Is all of this just a colossal, steaming pile of horseshit? Perhaps, if you choose to see it that way. But I didn't. Personally, I saw something more...a master writer at work, inviting the reader to struggle alongside him in the process.
I am astounded at Bellow's ability to create very real characters who navigate within this strange and unreal world that I will personally never be a part of or fully understand. I loved how Bellow played with that notion within the dynamics of the characters themselves. Observe, for example, the toy tycoon Heisenger, a millionare several times over whose wealth is well outside the orbit of most readers. Pitted against Adletsky, though, Heisenger is hopelessly out of his league - the distance between Heisenger and Adletsky is in some ways even greater than the distance between Heisenger and the average Joe. Through this dynamic, Bellow seems to imply that no matter what kind of orbit one inhabits, there will always be others occupying stratums that are simply impossible for us to comprehend, and the only real recourse is to maintain a little perspective and humility as we make our way in this world. Those who fail to realize this are probably doomed.

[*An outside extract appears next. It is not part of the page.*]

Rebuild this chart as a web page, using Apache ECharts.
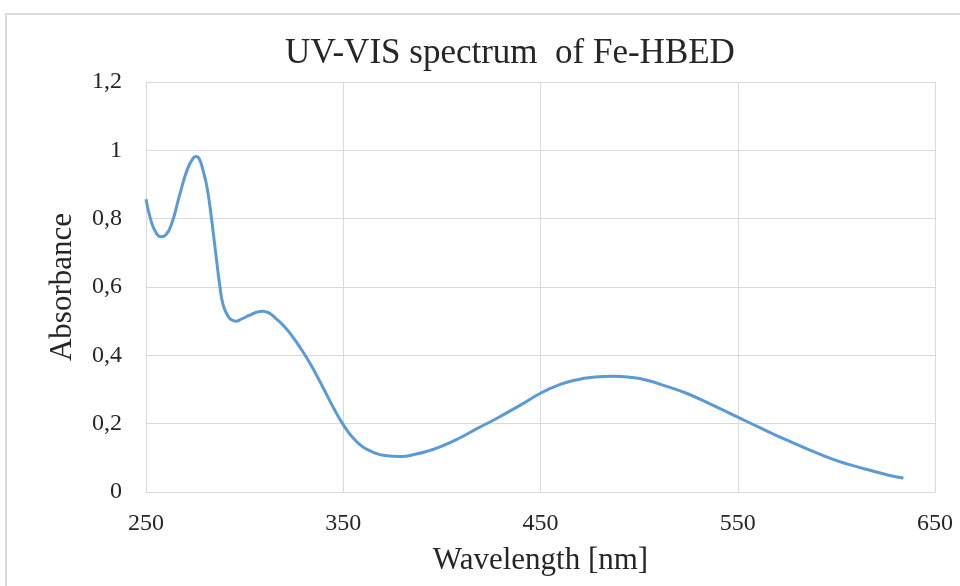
<!DOCTYPE html>
<html>
<head>
<meta charset="utf-8">
<script src="https://cdn.jsdelivr.net/npm/echarts@6/dist/echarts.min.js"></script>
<style>
html,body{margin:0;padding:0;background:#fff;}
#chart{width:960px;height:586px;}
</style>
</head>
<body>
<div id="chart"></div>
<script>
const titleText = 'UV-VIS spectrum  of Fe-HBED';
const xAxisName = 'Wavelength [nm]';
const yAxisName = 'Absorbance';
const xRange = [250, 650];
const yRange = [0, 1.2];

const wavelength = [250,252.5,255,257.5,260,263,267,271,274,275.5,277,279,281,283,285,287.5,289,291,293,295.5,298,302,306,309,312,316,320,324,328,332,336,340,344,348,352,356,360,365,371,379,387,394,400,409,418,428,440,450,460,468,477,487,495,504,514,524,537,550,562,574,586,598,608,618,626,634];
const absorbance = [0.857,0.795,0.760,0.747,0.752,0.785,0.868,0.945,0.978,0.982,0.975,0.94,0.89,0.81,0.716,0.60,0.55,0.521,0.505,0.500,0.505,0.516,0.526,0.529,0.525,0.507,0.485,0.457,0.424,0.388,0.347,0.303,0.258,0.216,0.180,0.152,0.132,0.117,0.107,0.104,0.111,0.122,0.134,0.158,0.186,0.216,0.255,0.289,0.315,0.328,0.336,0.339,0.336,0.327,0.309,0.289,0.255,0.219,0.186,0.154,0.124,0.096,0.078,0.062,0.050,0.041];

const seriesData = wavelength.map((w, i) => [w, absorbance[i]]);
const serif = 'Liberation Serif, Times New Roman, serif';
const txt = '#262626';
const grid = '#d9d9d9';

const chart = echarts.init(document.getElementById('chart'));
chart.setOption({
  animation: false,
  backgroundColor: '#fff',
  graphic: [{
    type: 'rect',
    shape: {x: 6, y: 14, width: 1000, height: 700},
    style: {fill: 'none', stroke: grid, lineWidth: 2},
    silent: true
  }],
  title: {
    text: titleText,
    left: 505,
    textAlign: 'center',
    top: 31,
    textStyle: {fontFamily: serif, fontSize: 35, fontWeight: 'normal', color: txt}
  },
  grid: {left: 146, right: 25, top: 82, bottom: 94, containLabel: false},
  xAxis: {
    type: 'value',
    min: xRange[0], max: xRange[1], interval: 50,
    name: xAxisName, nameLocation: 'middle', nameGap: 53,
    nameTextStyle: {fontFamily: serif, fontSize: 31, color: txt},
    axisLine: {show: true, lineStyle: {color: grid, width: 1}},
    axisTick: {show: false},
    axisLabel: {
      fontFamily: serif, fontSize: 24, color: txt, margin: 20,
      formatter: v => ((v - xRange[0]) % 100 === 0 ? String(v) : '')
    },
    splitLine: {show: true, lineStyle: {color: [grid, 'rgba(0,0,0,0)'], width: 1}}
  },
  yAxis: {
    type: 'value',
    min: yRange[0], max: yRange[1], interval: 0.2,
    name: yAxisName, nameLocation: 'middle', nameGap: 68,
    nameTextStyle: {fontFamily: serif, fontSize: 31, color: txt},
    axisLine: {show: true, lineStyle: {color: grid, width: 1}},
    axisTick: {show: false},
    axisLabel: {
      fontFamily: serif, fontSize: 24, color: txt, margin: 24,
      formatter: v => String(Math.round(v * 10) / 10).replace('.', ',')
    },
    splitLine: {show: true, lineStyle: {color: grid, width: 1}}
  },
  series: [{
    type: 'line',
    data: seriesData,
    smooth: 0.5,
    showSymbol: false,
    symbol: 'none',
    lineStyle: {color: '#5b9bd5', width: 3},
    itemStyle: {color: '#5b9bd5'}
  }]
});
</script>
</body>
</html>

I remain troubled with the character of Harry. He is so marvelously insightful in some ways, annoyingly shallow in others; for example, he often fixates obsessively with physical appearances, both his own and the characters that surround him. He makes these observations as if they have the air of great importance; frankly, they do not. He is deeply in love with Amy, but throughout the novel, he finds the need to comment at great length on her fading looks; he makes similar mean-spirited observations about Frances Jellicoe. It's no small wonder this man has issues with women. All of his pettiness appears ultimately rooted in his own self-image, as when he comments on his "seldom barbered, spiky black hair, chub lips." He sees himself through a fairly pathetic hall of mirrors, and in the end, he really has no idea why. "Having for years been a deliberate mystery to others, I find that I am unable now to say what the mystery was about or why mystification was necessary," he says. Exactly.